Citing budget shortfall, government to take sun and moon offline. (was supposed to be a joke)Submitted by Smudge Pot on Fri, 10/04/2013 - 12:30
Government officials spoke from their luxury yachts and corporate junkets, saying that with the recent government shutdown, there are no longer resources or personnel to maintain the sun and the moon.
"I'm not getting out of bed today" said one legislator as a semi-clothed intern handed him an appletini. "And I'm gonna be blind drunk by noon so what do I care?" asked the legislator.

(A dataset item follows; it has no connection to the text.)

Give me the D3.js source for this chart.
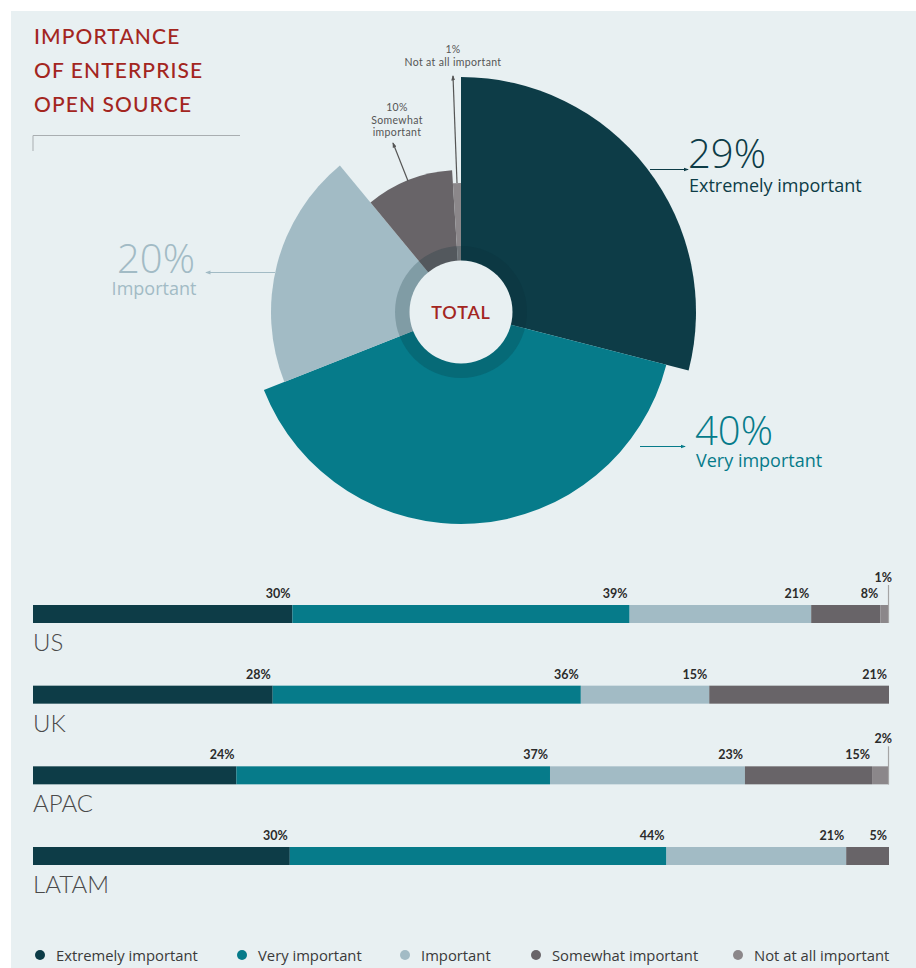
<!DOCTYPE html>
<html>
<head>
<meta charset="utf-8">
<script src="https://cdn.jsdelivr.net/npm/d3@7/dist/d3.min.js"></script>
<style>
  html, body { margin: 0; padding: 0; background: #ffffff; }
  svg { display: block; }
  text { font-family: Lato, "Open Sans", sans-serif; }
  .os { font-family: "Open Sans", Lato, sans-serif; }
</style>
</head>
<body>
<svg id="chart" width="916" height="968"></svg>
<script>
// Response categories, in order of importance
const categories = ["Extremely important", "Very important", "Important", "Somewhat important", "Not at all important"];
// Overall share of respondents (%)
const totalValues = [29, 40, 20, 10, 1];
// Regional breakdown (%)
const regions = ["US", "UK", "APAC", "LATAM"];
const usValues = [30, 39, 21, 8, 1];
const ukValues = [28, 36, 15, 21, 0];
const apacValues = [24, 37, 23, 15, 2];
const latamValues = [30, 44, 21, 5, 0];
const regionValues = [usValues, ukValues, apacValues, latamValues];

// Styling
const colors = ["#0d3c47", "#067b8a", "#a2bbc5", "#686468", "#8b878a"];
const labelColors = ["#0d3c47", "#067b8a", "#a2bbc5", "#555", "#555"];
const sliceRadius = [235, 212, 190, 142, 129];
const bg = "#e8f0f2";

const svg = d3.select("#chart");
svg.append("rect").attr("x", 11).attr("y", 11).attr("width", 905).attr("height", 957).attr("fill", bg);

const defs = svg.append("defs");
colors.concat(["#555"]).forEach((c, i) => {
  defs.append("marker")
    .attr("id", "arr" + i)
    .attr("viewBox", "0 0 6 6").attr("refX", 5).attr("refY", 3)
    .attr("markerWidth", 4.5).attr("markerHeight", 4.5).attr("orient", "auto")
    .append("path").attr("d", "M0,0.8 L6,3 L0,5.2 Z").attr("fill", c);
});

// Title
const title = svg.append("text").attr("fill", "#a3261f").attr("font-size", 21)
  .attr("letter-spacing", 1.1).attr("font-weight", 500);
["IMPORTANCE", "OF ENTERPRISE", "OPEN SOURCE"].forEach((t, i) => {
  title.append("tspan").attr("x", 34).attr("y", 44 + i * 34).text(t);
});
svg.append("path").attr("d", "M33,151 V135.5 H240").attr("fill", "none")
  .attr("stroke", "#a9aeb1").attr("stroke-width", 1);

// Pie of the totals, each slice with its own outer radius
const cx = 461, cy = 312;
const pie = d3.pie().sort(null).value(d => d)(totalValues);
const g = svg.append("g").attr("transform", `translate(${cx},${cy})`);
g.selectAll("path.slice").data(pie).join("path")
  .attr("class", "slice")
  .attr("fill", (d, i) => colors[i])
  .attr("d", (d, i) => d3.arc().innerRadius(0).outerRadius(sliceRadius[i])(d));
g.append("circle").attr("r", 66).attr("fill", "#0a2c35").attr("opacity", 0.22);
g.append("circle").attr("r", 51.5).attr("fill", bg);
g.append("text").attr("text-anchor", "middle").attr("y", 7).attr("font-size", 18)
  .attr("font-weight", 600).attr("letter-spacing", 0.8).attr("fill", "#a3261f").text("TOTAL");

// Slice callouts
function leader(x1, y1, x2, y2, ci) {
  svg.append("line").attr("x1", x1).attr("y1", y1).attr("x2", x2).attr("y2", y2)
    .attr("stroke", ci >= 3 ? "#555" : colors[ci])
    .attr("stroke-width", 1.2)
    .attr("marker-end", `url(#arr${ci >= 3 ? 5 : ci})`);
}
function bigLabel(x, y, i, anchor, nx, gap) {
  svg.append("text").attr("class", "os").attr("x", x).attr("y", y).attr("text-anchor", anchor)
    .attr("font-size", 40).attr("font-weight", 300).attr("fill", labelColors[i])
    .text(totalValues[i] + "%");
  svg.append("text").attr("class", "os").attr("x", nx).attr("y", y + gap).attr("text-anchor", anchor)
    .attr("font-size", 18).attr("fill", labelColors[i]).text(categories[i]);
}
leader(650, 169.5, 688, 169.5, 0);
bigLabel(688, 168, 0, "start", 689, 24);
leader(640, 446.5, 685, 446.5, 1);
bigLabel(695, 445, 1, "start", 696, 22);
leader(275, 272.5, 206, 272.5, 2);
bigLabel(156, 273, 2, "middle", 154, 22);

leader(408, 181, 393, 143, 3);
const sw = svg.append("text").attr("text-anchor", "middle").attr("font-size", 10.5)
  .attr("letter-spacing", 0.35).attr("fill", "#555");
sw.append("tspan").attr("x", 397).attr("y", 111).text(totalValues[3] + "%");
sw.append("tspan").attr("x", 397).attr("y", 123.5).text("Somewhat");
sw.append("tspan").attr("x", 397).attr("y", 136).text("important");

leader(457, 183, 453, 76, 4);
const na = svg.append("text").attr("text-anchor", "middle").attr("font-size", 10.5)
  .attr("letter-spacing", 0.35).attr("fill", "#555");
na.append("tspan").attr("x", 453).attr("y", 53).text(totalValues[4] + "%");
na.append("tspan").attr("x", 453).attr("y", 65.5).text(categories[4]);

// Regional stacked bars
const x = d3.scaleLinear().domain([0, 1]).range([33, 889]);
const y = d3.scalePoint().domain(regions).range([605, 847]);
const barH = 18;

regions.forEach((r, ri) => {
  const vals = regionValues[ri];
  const total = d3.sum(vals);
  let cum = 0;
  const segs = vals.map((v, i) => {
    const s = { v, i, x0: cum / total, x1: (cum + v) / total };
    cum += v;
    return s;
  }).filter(s => s.v > 0);
  const row = svg.append("g");
  const y0 = y(r);
  row.selectAll("rect").data(segs).join("rect")
    .attr("x", d => x(d.x0)).attr("y", y0)
    .attr("width", d => x(d.x1) - x(d.x0)).attr("height", barH)
    .attr("fill", d => colors[d.i]);
  segs.forEach(d => {
    if (d.v < 3) {
      row.append("line").attr("x1", x(d.x1) - 0.5).attr("x2", x(d.x1) - 0.5)
        .attr("y1", y0 - 20).attr("y2", y0 + barH)
        .attr("stroke", "#a5a5a5").attr("stroke-width", 1.2);
      row.append("text").attr("x", x(d.x1) + 3).attr("y", y0 - 23).attr("text-anchor", "end")
        .attr("font-size", 12.5).attr("font-weight", 700).attr("fill", "#2b2b2b").text(d.v + "%");
    } else {
      row.append("text").attr("x", x(d.x1) - 2).attr("y", y0 - 7).attr("text-anchor", "end")
        .attr("font-size", 12.5).attr("font-weight", 700).attr("fill", "#2b2b2b").text(d.v + "%");
    }
  });
  row.append("text").attr("x", 33).attr("y", y0 + barH + 28).attr("font-size", 24)
    .attr("font-weight", 300).attr("fill", "#4a4a4a").text(r);
});

// Legend
const legendX = [40, 242, 405, 536, 738];
const lg = svg.append("g");
categories.forEach((c, i) => {
  lg.append("circle").attr("cx", legendX[i]).attr("cy", 955).attr("r", 5).attr("fill", colors[i]);
  lg.append("text").attr("class", "os").attr("x", legendX[i] + 16).attr("y", 960.5).attr("font-size", 14.8)
    .attr("fill", "#3a3a3a").text(c);
});
</script>
</body>
</html>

"People took us for granted and now they can just suffer and die in the millions as crops will non longer grow, the rivers will stop flowing and even such essential services as the sun and the moon just won't be available to taxpayers" said a former official with the EPA. "And that's just too dang bad" he concluded.
The Obama administration then issued a press release saying that indeed, effective 5:00PM EST, government will be forced to suspend all support for the sun and the moon as well as various other astral bodies such as Polaris, the North Star. "Having been essential to navigation for untold thousands of years, now ships and airplanes will crash into each other and just make a huge mess and it's all because of republicans" said the statement.
Some officials said they would be willing to restore cosmological order "if the nation came crawling back begging on it's hands and knees" but others were not so charitable.
Last seen, Smokey The Bear, having tweeted "this sucker's gonna burn", was headed into the woods with a book of matches and a gas can.